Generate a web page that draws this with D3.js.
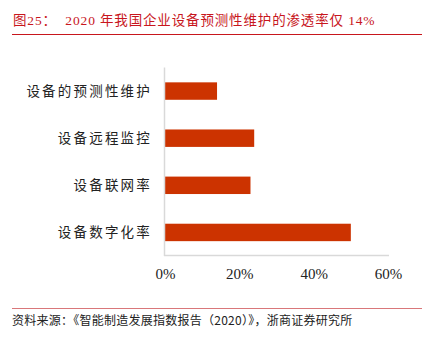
<!DOCTYPE html>
<html><head><meta charset="utf-8">
<script src="https://cdn.jsdelivr.net/npm/d3@7"></script>
<style>
html,body{margin:0;padding:0;background:#fff;}
svg{display:block;}
</style></head>
<body>
<svg id="c" width="430" height="345"></svg>
<script>
const titleText = "图25：  2020 年我国企业设备预测性维护的渗透率仅 14%";
const sourceText = "资料来源：《智能制造发展指数报告（2020）》，浙商证券研究所";
const categories = ["设备的预测性维护", "设备远程监控", "设备联网率", "设备数字化率"];
const values = [14, 24, 23, 50];
const xTicks = [0, 20, 40, 60];

const svg = d3.select("#c");
const serif = "'Liberation Serif','Noto Sans CJK SC',serif";
const cjk = "'Noto Sans CJK SC','Liberation Serif',serif";

// title
svg.append("text").attr("x", 13).attr("y", 25)
  .attr("fill", "#c8161d").attr("font-family", serif).attr("font-size", 13.5)
  .attr("letter-spacing", 0.85)
  .attr("xml:space", "preserve")
  .text(titleText);
svg.append("line").attr("x1", 12).attr("x2", 422).attr("y1", 34.5).attr("y2", 34.5)
  .attr("stroke", "#c8161d").attr("stroke-width", 1.2);

// bottom
svg.append("line").attr("x1", 12).attr("x2", 422).attr("y1", 308.5).attr("y2", 308.5)
  .attr("stroke", "#d9777a").attr("stroke-width", 1.2);
svg.append("text").attr("x", 12).attr("y", 325)
  .attr("fill", "#222").attr("font-family", cjk).attr("font-size", 12)
  .attr("letter-spacing", 0.25)
  .text(sourceText);

const x = d3.scaleLinear().domain([0, 60]).range([165, 388]);
const y = d3.scaleBand().domain(categories).range([67.5, 256]).paddingInner(0.63).paddingOuter(0.315);

// bars
svg.selectAll("rect.bar").data(categories).enter().append("rect")
  .attr("class", "bar")
  .attr("x", x(0))
  .attr("y", d => y(d))
  .attr("width", (d, i) => x(values[i]) - x(0))
  .attr("height", y.bandwidth())
  .attr("fill", "#cc3300");

// axes lines
svg.append("line").attr("x1", 164.5).attr("x2", 164.5).attr("y1", 67.5).attr("y2", 256)
  .attr("stroke", "#d9d9d9").attr("stroke-width", 1.5);
svg.append("line").attr("x1", 164).attr("x2", 389).attr("y1", 255.5).attr("y2", 255.5)
  .attr("stroke", "#d9d9d9").attr("stroke-width", 1.5);

// x tick labels
const xAxis = d3.axisBottom(x).tickValues(xTicks).tickFormat(d => d + "%").tickSize(0).tickPadding(0);
const gx = svg.append("g").attr("transform", "translate(0,268)").call(xAxis);
gx.select(".domain").remove();
gx.selectAll("text").attr("font-family", serif).attr("font-size", 15).attr("fill", "#222")
  .attr("dy", "0.71em");

// y labels
const yAxis = d3.axisLeft(y).tickSize(0).tickPadding(0);
const gy = svg.append("g").attr("transform", "translate(152,0)").call(yAxis);
gy.select(".domain").remove();
gy.selectAll("text").attr("font-family", cjk).attr("font-size", 13.5).attr("fill", "#222")
  .attr("letter-spacing", 2.2).attr("dy", "0.35em");
</script>
</body></html>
..........
** Your objective **
Transcribe the full listing above exactly, with the images removed.

** Final result **
Generate a web page that draws this with D3.js.
<!DOCTYPE html>
<html><head><meta charset="utf-8">
<script src="https://cdn.jsdelivr.net/npm/d3@7"></script>
<style>
html,body{margin:0;padding:0;background:#fff;}
svg{display:block;}
</style></head>
<body>
<svg id="c" width="430" height="345"></svg>
<script>
const titleText = "图25：  2020 年我国企业设备预测性维护的渗透率仅 14%";
const sourceText = "资料来源：《智能制造发展指数报告（2020）》，浙商证券研究所";
const categories = ["设备的预测性维护", "设备远程监控", "设备联网率", "设备数字化率"];
const values = [14, 24, 23, 50];
const xTicks = [0, 20, 40, 60];

const svg = d3.select("#c");
const serif = "'Liberation Serif','Noto Sans CJK SC',serif";
const cjk = "'Noto Sans CJK SC','Liberation Serif',serif";

// title
svg.append("text").attr("x", 13).attr("y", 25)
  .attr("fill", "#c8161d").attr("font-family", serif).attr("font-size", 13.5)
  .attr("letter-spacing", 0.85)
  .attr("xml:space", "preserve")
  .text(titleText);
svg.append("line").attr("x1", 12).attr("x2", 422).attr("y1", 34.5).attr("y2", 34.5)
  .attr("stroke", "#c8161d").attr("stroke-width", 1.2);

// bottom
svg.append("line").attr("x1", 12).attr("x2", 422).attr("y1", 308.5).attr("y2", 308.5)
  .attr("stroke", "#d9777a").attr("stroke-width", 1.2);
svg.append("text").attr("x", 12).attr("y", 325)
  .attr("fill", "#222").attr("font-family", cjk).attr("font-size", 12)
  .attr("letter-spacing", 0.25)
  .text(sourceText);

const x = d3.scaleLinear().domain([0, 60]).range([165, 388]);
const y = d3.scaleBand().domain(categories).range([67.5, 256]).paddingInner(0.63).paddingOuter(0.315);

// bars
svg.selectAll("rect.bar").data(categories).enter().append("rect")
  .attr("class", "bar")
  .attr("x", x(0))
  .attr("y", d => y(d))
  .attr("width", (d, i) => x(values[i]) - x(0))
  .attr("height", y.bandwidth())
  .attr("fill", "#cc3300");

// axes lines
svg.append("line").attr("x1", 164.5).attr("x2", 164.5).attr("y1", 67.5).attr("y2", 256)
  .attr("stroke", "#d9d9d9").attr("stroke-width", 1.5);
svg.append("line").attr("x1", 164).attr("x2", 389).attr("y1", 255.5).attr("y2", 255.5)
  .attr("stroke", "#d9d9d9").attr("stroke-width", 1.5);

// x tick labels
const xAxis = d3.axisBottom(x).tickValues(xTicks).tickFormat(d => d + "%").tickSize(0).tickPadding(0);
const gx = svg.append("g").attr("transform", "translate(0,268)").call(xAxis);
gx.select(".domain").remove();
gx.selectAll("text").attr("font-family", serif).attr("font-size", 15).attr("fill", "#222")
  .attr("dy", "0.71em");

// y labels
const yAxis = d3.axisLeft(y).tickSize(0).tickPadding(0);
const gy = svg.append("g").attr("transform", "translate(152,0)").call(yAxis);
gy.select(".domain").remove();
gy.selectAll("text").attr("font-family", cjk).attr("font-size", 13.5).attr("fill", "#222")
  .attr("letter-spacing", 2.2).attr("dy", "0.35em");
</script>
</body></html>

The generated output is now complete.